There is much warning against the. external threat of autocracies such as China, Russia, Turkey, Brasil, Saudi Arabia, the Emirates, etc. , but the real threat comes from inside, in an internal slide into autocracy. I see three causes of it.

The first cause is cultural. Citizens have gravitated en masse to a self-centred, hedonistic life style of consumption as a perceived right,. a right not only to an opinion, but also the right to be right, regardless of arguments, on the basis of counterfactual conspiracy theories and fake news, claiming that every opinion is as good as any other. Arguments on the basis of facts and science are branded as part of one’s pet conspiracy. Above all, disastrous for democracy, one has lost the civic duty of contributing to society, and listening to opinions and arguments of people with contrary opinions, and respect them.

A second cause is a systemic failure of unmanageable complexity facing limited budgets and civil service capacity. These are the problems of institutional crowding, and the dilemma of benevolence and justice, which I discussed before, in this blog.

A third cause is the perverse lure of autocratic leadership. Many people are ripe for autocracy, in their admiration of the decisiveness and speed of its decisions, in contrast with the bumbling indecisiveness and problem avoidance and the ineffective to and fro of government and opposition in a parliamentary democracy. The readiness for autocracy is often enhanced by the projected safety and sense of belonging of nationalism. Apparently, people are blind to its loss of free elections and freedom of expression and association.

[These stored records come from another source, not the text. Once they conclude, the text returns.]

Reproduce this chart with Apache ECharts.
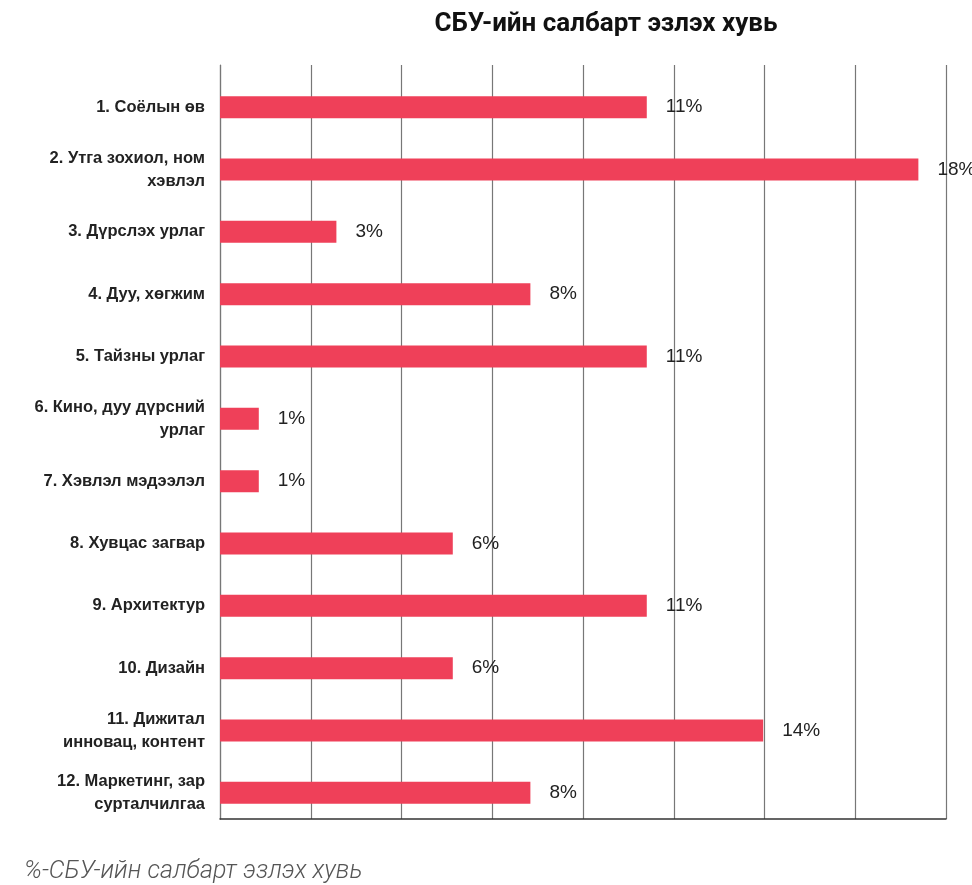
<!DOCTYPE html>
<html lang="en">

<head>
    <meta charset="UTF-8">
    <title>СБУ-ийн салбарт эзлэх хувь</title>
    <style>
        html, body { margin: 0; padding: 0; background: #fff; }
        #box { width: 972px; height: 885px; }
    </style>
    <script src="https://cdn.jsdelivr.net/npm/echarts@6/dist/echarts.min.js"></script>
</head>

<body>
    <div id="box"></div>
    <script>
        // салбарууд (дээрээс доош)
        const categories = [
            '1. Соёлын өв',
            '2. Утга зохиол, ном\nхэвлэл',
            '3. Дүрслэх урлаг',
            '4. Дуу, хөгжим',
            '5. Тайзны урлаг',
            '6. Кино, дуу дүрсний\nурлаг',
            '7. Хэвлэл мэдээлэл',
            '8. Хувцас загвар',
            '9. Архитектур',
            '10. Дизайн',
            '11. Дижитал\nинновац, контент',
            '12. Маркетинг, зар\nсурталчилгаа'
        ]
        // хувь (%)
        const values = [11, 18, 3, 8, 11, 1, 1, 6, 11, 6, 14, 8]

        // тэнхлэгийн хүрээ: 8 босоо шугам
        const axisMax = 18.712
        const axisStep = 2.339

        const arial = "'Liberation Sans', Arial, sans-serif"
        const roboto = "Roboto, 'Liberation Sans', sans-serif"

        const myChart = echarts.init(document.querySelector('#box'))

        const option = {
            animation: false,
            title: [{
                text: 'СБУ-ийн салбарт эзлэх хувь',
                left: 601,
                textAlign: 'center',
                top: 6,
                textStyle: { fontSize: 26, fontWeight: 'bold', color: '#111', fontFamily: roboto }
            }, {
                text: '%-СБУ-ийн салбарт эзлэх хувь',
                left: 19,
                top: 854,
                textStyle: { fontSize: 25, fontWeight: 300, fontStyle: 'italic', color: '#555', fontFamily: roboto }
            }],
            grid: [
                // хүрээ, шугамууд
                { left: 220, right: 26, top: 65, bottom: 66 },
                // баганууд
                { left: 220, right: 26, top: 76, bottom: 61 }
            ],
            xAxis: [{
                gridIndex: 0,
                type: 'value',
                min: 0,
                max: axisMax,
                interval: axisStep,
                axisLabel: { show: false },
                axisTick: { show: false },
                axisLine: { show: true, lineStyle: { color: '#333', width: 1.5 } },
                splitLine: { show: true, lineStyle: { color: '#777', width: 1.2 } }
            }, {
                gridIndex: 1,
                type: 'value',
                min: 0,
                max: axisMax,
                interval: axisStep,
                show: false
            }],
            yAxis: [{
                gridIndex: 0,
                type: 'category',
                data: categories,
                axisLabel: { show: false },
                axisTick: { show: false },
                axisLine: { show: true, lineStyle: { color: '#777', width: 1.2 } }
            }, {
                gridIndex: 1,
                type: 'category',
                inverse: true,
                data: categories,
                axisTick: { show: false },
                axisLine: { show: false },
                axisLabel: {
                    margin: 15,
                    fontSize: 16.5,
                    fontWeight: 'bold',
                    fontFamily: arial,
                    color: '#222',
                    lineHeight: 23,
                    align: 'right'
                }
            }],
            series: [{
                type: 'bar',
                xAxisIndex: 1,
                yAxisIndex: 1,
                data: values,
                barWidth: 22,
                itemStyle: { color: '#EF4059' },
                label: {
                    show: true,
                    position: 'right',
                    distance: 19,
                    formatter: '{c}%',
                    fontSize: 19,
                    fontFamily: arial,
                    color: '#222'
                }
            }]
        }

        myChart.setOption(option)
    </script>

</body>

</html>
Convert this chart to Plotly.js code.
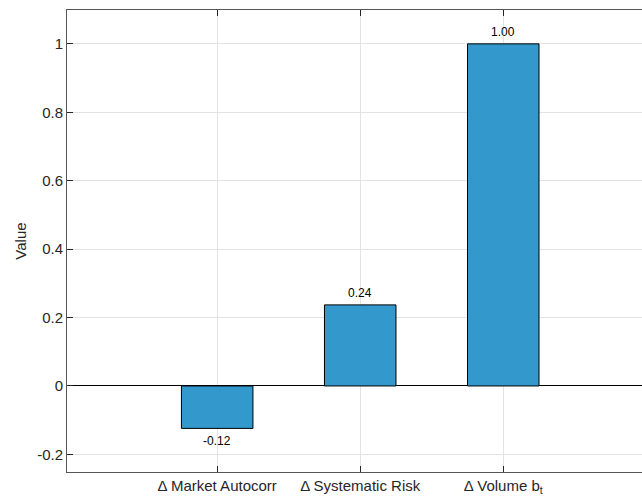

Currently, every measure taken for the sake of society is met with vociferous blocking by interest groups, in the face of their having to accept a fall of prosperity or established ways of life. Think of measures for protection of the environment, with repercussions for farmers and fishers, reduction of traffic, for reducing congestion and emissions, for alomst everone. How many more roads can one build before the whole country is road. A stiff price for CO2 emission will greatly raise prices of airline travel, blocking associated holiday travel. The current congestion of Schiphol airport near Amsterdam hardly deters consumers to fly, and is now leading to court injunctions to maintain, i.e. increase capacity. Scarcity of energy will force people to isolate their homes, which only the well to do can afford. And so on.

One can now object that in the past the progress of knowledge and technology, together with the dynamics of markets, have solved many problems of scarcity and coordination, and will do so again.

Will there not be technological fixes to ameliorate the problems? Indeed, the problem is not inevitable, but the solutions one can think of are not primarily technological

A major fix would be to resist the accumulation of wishes citizens claim to have a right to, and to make regulations fewer and simpler, and with that more vulnerable to misuse. Will people accept this, or will discontent rise to the point of uprisings and sabotage? Culture will have to change, in a re-emergence of civic responsibility, in order to make room for policy for the good of society. That is a matter of education and upbringing, which will not happen soon, if ever. Increasingly. measures will have to be imposed on farmers, fishers, car drivers, holidaymakers using air travel, obese people, drug users, and compulsory inoculation against new viruses that will emerge. Since no parliamentary majority will be found for such draconic measures, this will gravitate to an autocracy or junta.

I am not advocating this drift into autocracy, but see it as difficult to stop or divert.